Indonesia Berencana Diversifikasi Impor BBM, Tidak Lagi Bergantung pada Singapura
Indonesia Mengkaji Ulang Ketergantungan Impor BBM dari Singapura
Pemerintah Indonesia tengah mempertimbangkan perubahan signifikan dalam strategi impor Bahan Bakar Minyak (BBM). Menteri Energi dan Sumber Daya Mineral (ESDM), Bahlil Lahadalia, mengungkapkan bahwa Indonesia berencana untuk mengurangi, bahkan menghentikan, impor BBM dari Singapura. Saat ini, proporsi impor BBM dari Singapura mencapai 54-59% dari total impor BBM Indonesia.
Langkah ini didorong oleh hasil evaluasi yang menunjukkan bahwa harga BBM yang dibeli dari Singapura setara dengan harga yang ditawarkan di kawasan Timur Tengah. Hal ini memicu pertanyaan mengenai efisiensi dan potensi keuntungan yang dapat diperoleh dengan mencari sumber impor alternatif. "Setelah saya cek kok harganya sama dibandingkan dengan dari negara Middle East. Ya kalau begitu kita mulai berpikir bahwa mungkin, bukan kata mungkin lagi nih, sudah hampir pasti, kita akan mengambil minyak dari negara lain yang bukan dari negara itu," Ujar Bahlil saat ditemui di Kantor Kementerian ESDM, Jakarta Pusat, Jumat (9/5/2025).
Strategi Bertahap dan Pengembangan Infrastruktur
Implementasi rencana ini akan dilakukan secara bertahap dalam enam bulan ke depan. Penurunan impor dari Singapura diharapkan dimulai dengan pengurangan hingga 50-60%, dengan tujuan akhir mencapai nol impor.
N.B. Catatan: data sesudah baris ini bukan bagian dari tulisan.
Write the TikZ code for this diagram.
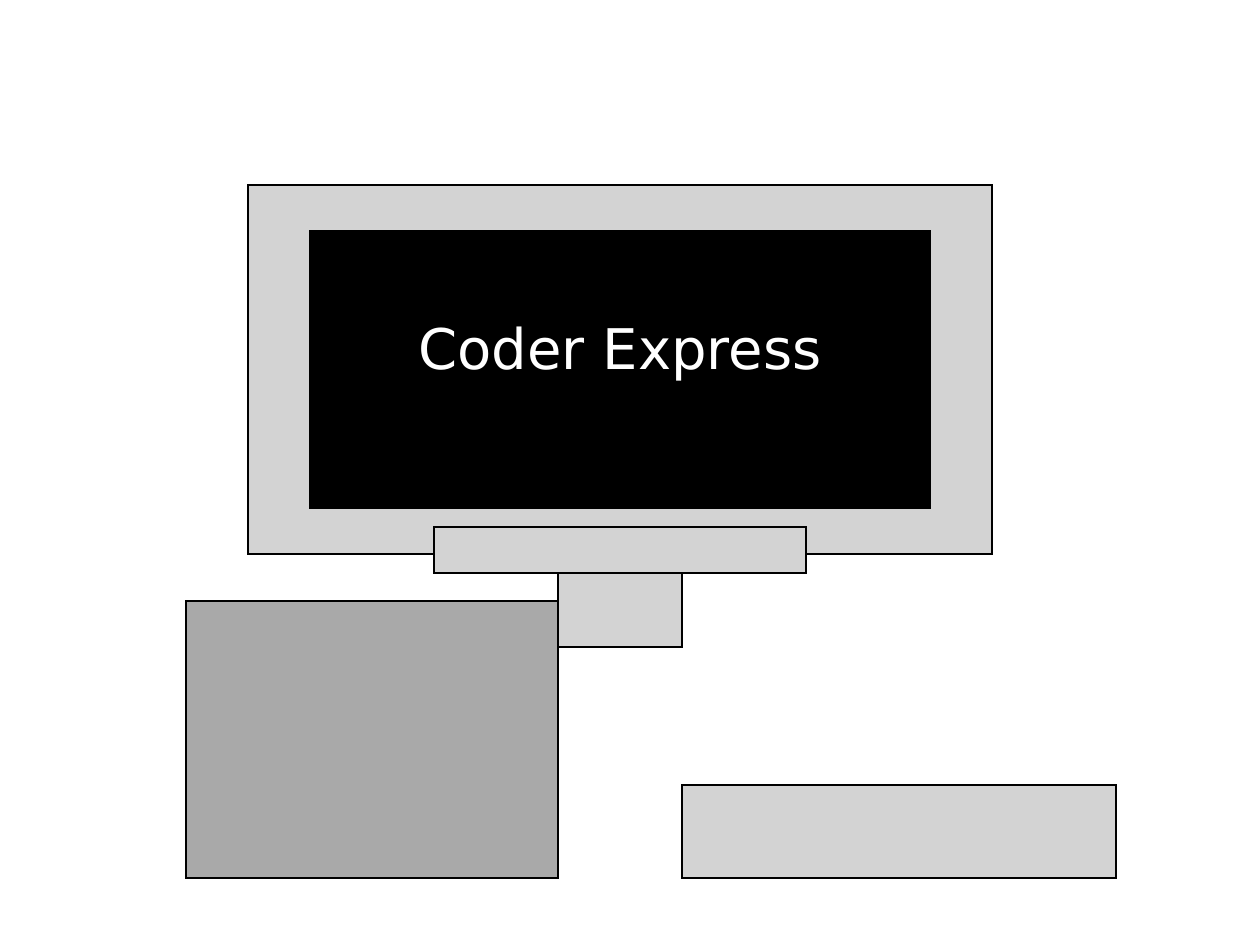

Bahlil menjelaskan bahwa perubahan ini akan diiringi dengan peningkatan infrastruktur untuk mendukung kedatangan kapal-kapal besar pengangkut BBM dari Timur Tengah dan Amerika Serikat.
"Sekarang kita, Pertamina, lagi membangun dermaga-dermaga yang bisa impor yang besar. Karena kalau dari Singapura kan kapalnya yang kecil-kecil. Itu juga salah satu alasan. Jadi kita membangun yang besar, supaya satu kali tidak ada masalah," jelasnya.
Pengembangan dermaga yang mampu menampung kapal-kapal besar menjadi krusial untuk memastikan kelancaran pasokan dan mengurangi potensi masalah logistik.
Pertimbangan Geopolitik dan Negosiasi dengan AS
Selain faktor harga dan infrastruktur, pertimbangan geopolitik juga memainkan peran penting dalam keputusan ini. Pemerintah Amerika Serikat (AS) menerapkan tarif resiprokal sebesar 32% kepada Indonesia, yang mendorong pemerintah untuk mencari solusi yang saling menguntungkan.
Saat ini, Pemerintah Indonesia sedang bernegosiasi dengan AS, menawarkan pembelian produk LPG, minyak, dan BBM sebagai bagian dari upaya untuk mengatasi tarif tersebut. "Tidak hanya itu, ini ada masalah geopolitik, geoekonomi. Kita mungkin juga harus membuat keseimbangan bagi yang lain," kata Bahlil.
Rencana diversifikasi impor BBM ini mencerminkan upaya Indonesia untuk meningkatkan ketahanan energi, mengoptimalkan biaya, dan merespons dinamika geopolitik global.